Set exercise
Set the listing down again exactly, please, apart from its pictures.

___ Data provided

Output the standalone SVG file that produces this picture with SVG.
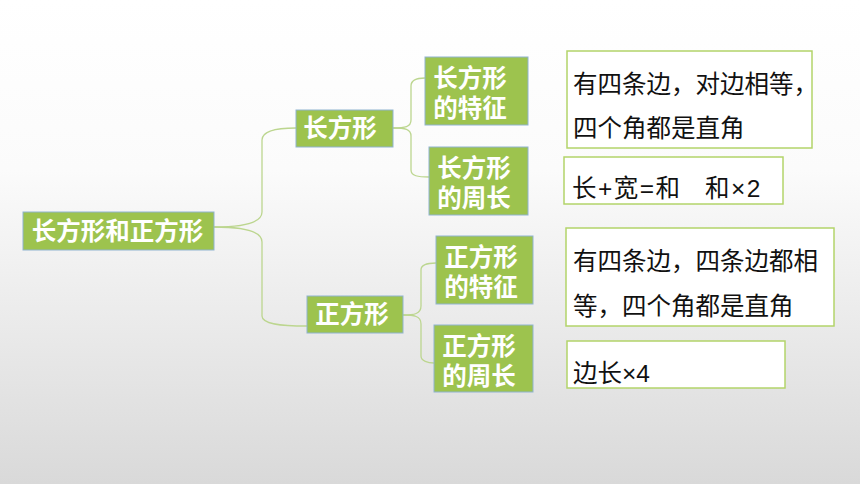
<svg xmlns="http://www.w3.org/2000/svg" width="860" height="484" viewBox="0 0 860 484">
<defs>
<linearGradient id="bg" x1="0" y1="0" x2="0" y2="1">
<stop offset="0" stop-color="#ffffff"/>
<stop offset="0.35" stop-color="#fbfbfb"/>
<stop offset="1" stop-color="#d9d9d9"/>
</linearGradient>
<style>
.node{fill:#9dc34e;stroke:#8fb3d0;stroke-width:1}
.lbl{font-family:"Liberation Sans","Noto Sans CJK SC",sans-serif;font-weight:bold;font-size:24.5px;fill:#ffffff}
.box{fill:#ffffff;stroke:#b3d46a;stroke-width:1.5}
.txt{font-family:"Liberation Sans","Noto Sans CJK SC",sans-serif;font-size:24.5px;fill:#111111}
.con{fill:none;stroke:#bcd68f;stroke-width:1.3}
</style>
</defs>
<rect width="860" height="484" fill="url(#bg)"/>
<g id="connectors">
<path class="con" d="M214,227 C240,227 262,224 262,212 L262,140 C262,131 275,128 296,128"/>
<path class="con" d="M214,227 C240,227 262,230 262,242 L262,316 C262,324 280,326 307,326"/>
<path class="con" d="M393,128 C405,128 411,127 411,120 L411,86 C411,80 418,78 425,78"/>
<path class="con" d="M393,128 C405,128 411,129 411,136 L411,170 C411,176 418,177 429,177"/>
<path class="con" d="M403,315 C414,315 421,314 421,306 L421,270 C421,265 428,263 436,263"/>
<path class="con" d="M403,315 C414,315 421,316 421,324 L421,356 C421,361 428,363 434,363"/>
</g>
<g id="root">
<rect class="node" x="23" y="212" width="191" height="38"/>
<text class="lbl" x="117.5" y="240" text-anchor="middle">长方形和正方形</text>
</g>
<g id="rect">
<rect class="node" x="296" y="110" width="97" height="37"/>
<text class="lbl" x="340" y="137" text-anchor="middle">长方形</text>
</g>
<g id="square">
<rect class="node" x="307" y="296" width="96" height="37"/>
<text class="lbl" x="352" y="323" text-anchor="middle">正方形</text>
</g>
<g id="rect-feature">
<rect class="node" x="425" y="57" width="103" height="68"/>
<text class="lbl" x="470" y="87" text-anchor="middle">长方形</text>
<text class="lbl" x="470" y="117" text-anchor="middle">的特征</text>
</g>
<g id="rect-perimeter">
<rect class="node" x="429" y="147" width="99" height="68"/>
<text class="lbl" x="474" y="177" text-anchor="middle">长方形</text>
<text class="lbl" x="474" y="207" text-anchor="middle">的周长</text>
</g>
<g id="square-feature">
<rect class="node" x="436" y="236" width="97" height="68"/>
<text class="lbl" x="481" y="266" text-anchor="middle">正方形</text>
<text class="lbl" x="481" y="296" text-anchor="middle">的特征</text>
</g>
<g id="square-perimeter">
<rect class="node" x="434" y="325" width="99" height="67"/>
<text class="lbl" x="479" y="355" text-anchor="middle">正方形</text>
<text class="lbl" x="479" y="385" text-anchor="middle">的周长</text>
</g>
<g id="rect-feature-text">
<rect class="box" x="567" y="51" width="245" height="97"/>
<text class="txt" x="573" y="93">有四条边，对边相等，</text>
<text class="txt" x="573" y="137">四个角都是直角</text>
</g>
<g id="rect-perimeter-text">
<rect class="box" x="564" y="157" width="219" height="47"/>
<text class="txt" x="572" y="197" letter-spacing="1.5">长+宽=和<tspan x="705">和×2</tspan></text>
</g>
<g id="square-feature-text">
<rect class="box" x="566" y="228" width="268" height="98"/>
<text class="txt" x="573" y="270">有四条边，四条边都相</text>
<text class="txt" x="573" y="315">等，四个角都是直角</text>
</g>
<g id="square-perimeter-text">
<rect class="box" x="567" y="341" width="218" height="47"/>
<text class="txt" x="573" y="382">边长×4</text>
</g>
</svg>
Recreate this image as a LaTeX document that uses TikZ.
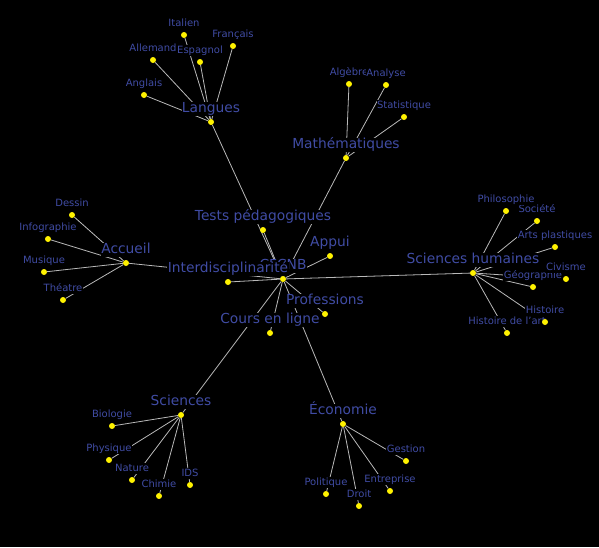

______

Expected output
Output the standalone SVG file that produces this picture with SVG.
<svg xmlns="http://www.w3.org/2000/svg" width="860" height="484" viewBox="0 0 860 484">
<defs>
<linearGradient id="bg" x1="0" y1="0" x2="0" y2="1">
<stop offset="0" stop-color="#ffffff"/>
<stop offset="0.35" stop-color="#fbfbfb"/>
<stop offset="1" stop-color="#d9d9d9"/>
</linearGradient>
<style>
.node{fill:#9dc34e;stroke:#8fb3d0;stroke-width:1}
.lbl{font-family:"Liberation Sans","Noto Sans CJK SC",sans-serif;font-weight:bold;font-size:24.5px;fill:#ffffff}
.box{fill:#ffffff;stroke:#b3d46a;stroke-width:1.5}
.txt{font-family:"Liberation Sans","Noto Sans CJK SC",sans-serif;font-size:24.5px;fill:#111111}
.con{fill:none;stroke:#bcd68f;stroke-width:1.3}
</style>
</defs>
<rect width="860" height="484" fill="url(#bg)"/>
<g id="connectors">
<path class="con" d="M214,227 C240,227 262,224 262,212 L262,140 C262,131 275,128 296,128"/>
<path class="con" d="M214,227 C240,227 262,230 262,242 L262,316 C262,324 280,326 307,326"/>
<path class="con" d="M393,128 C405,128 411,127 411,120 L411,86 C411,80 418,78 425,78"/>
<path class="con" d="M393,128 C405,128 411,129 411,136 L411,170 C411,176 418,177 429,177"/>
<path class="con" d="M403,315 C414,315 421,314 421,306 L421,270 C421,265 428,263 436,263"/>
<path class="con" d="M403,315 C414,315 421,316 421,324 L421,356 C421,361 428,363 434,363"/>
</g>
<g id="root">
<rect class="node" x="23" y="212" width="191" height="38"/>
<text class="lbl" x="117.5" y="240" text-anchor="middle">长方形和正方形</text>
</g>
<g id="rect">
<rect class="node" x="296" y="110" width="97" height="37"/>
<text class="lbl" x="340" y="137" text-anchor="middle">长方形</text>
</g>
<g id="square">
<rect class="node" x="307" y="296" width="96" height="37"/>
<text class="lbl" x="352" y="323" text-anchor="middle">正方形</text>
</g>
<g id="rect-feature">
<rect class="node" x="425" y="57" width="103" height="68"/>
<text class="lbl" x="470" y="87" text-anchor="middle">长方形</text>
<text class="lbl" x="470" y="117" text-anchor="middle">的特征</text>
</g>
<g id="rect-perimeter">
<rect class="node" x="429" y="147" width="99" height="68"/>
<text class="lbl" x="474" y="177" text-anchor="middle">长方形</text>
<text class="lbl" x="474" y="207" text-anchor="middle">的周长</text>
</g>
<g id="square-feature">
<rect class="node" x="436" y="236" width="97" height="68"/>
<text class="lbl" x="481" y="266" text-anchor="middle">正方形</text>
<text class="lbl" x="481" y="296" text-anchor="middle">的特征</text>
</g>
<g id="square-perimeter">
<rect class="node" x="434" y="325" width="99" height="67"/>
<text class="lbl" x="479" y="355" text-anchor="middle">正方形</text>
<text class="lbl" x="479" y="385" text-anchor="middle">的周长</text>
</g>
<g id="rect-feature-text">
<rect class="box" x="567" y="51" width="245" height="97"/>
<text class="txt" x="573" y="93">有四条边，对边相等，</text>
<text class="txt" x="573" y="137">四个角都是直角</text>
</g>
<g id="rect-perimeter-text">
<rect class="box" x="564" y="157" width="219" height="47"/>
<text class="txt" x="572" y="197" letter-spacing="1.5">长+宽=和<tspan x="705">和×2</tspan></text>
</g>
<g id="square-feature-text">
<rect class="box" x="566" y="228" width="268" height="98"/>
<text class="txt" x="573" y="270">有四条边，四条边都相</text>
<text class="txt" x="573" y="315">等，四个角都是直角</text>
</g>
<g id="square-perimeter-text">
<rect class="box" x="567" y="341" width="218" height="47"/>
<text class="txt" x="573" y="382">边长×4</text>
</g>
</svg>
Recreate this image as a LaTeX document that uses TikZ.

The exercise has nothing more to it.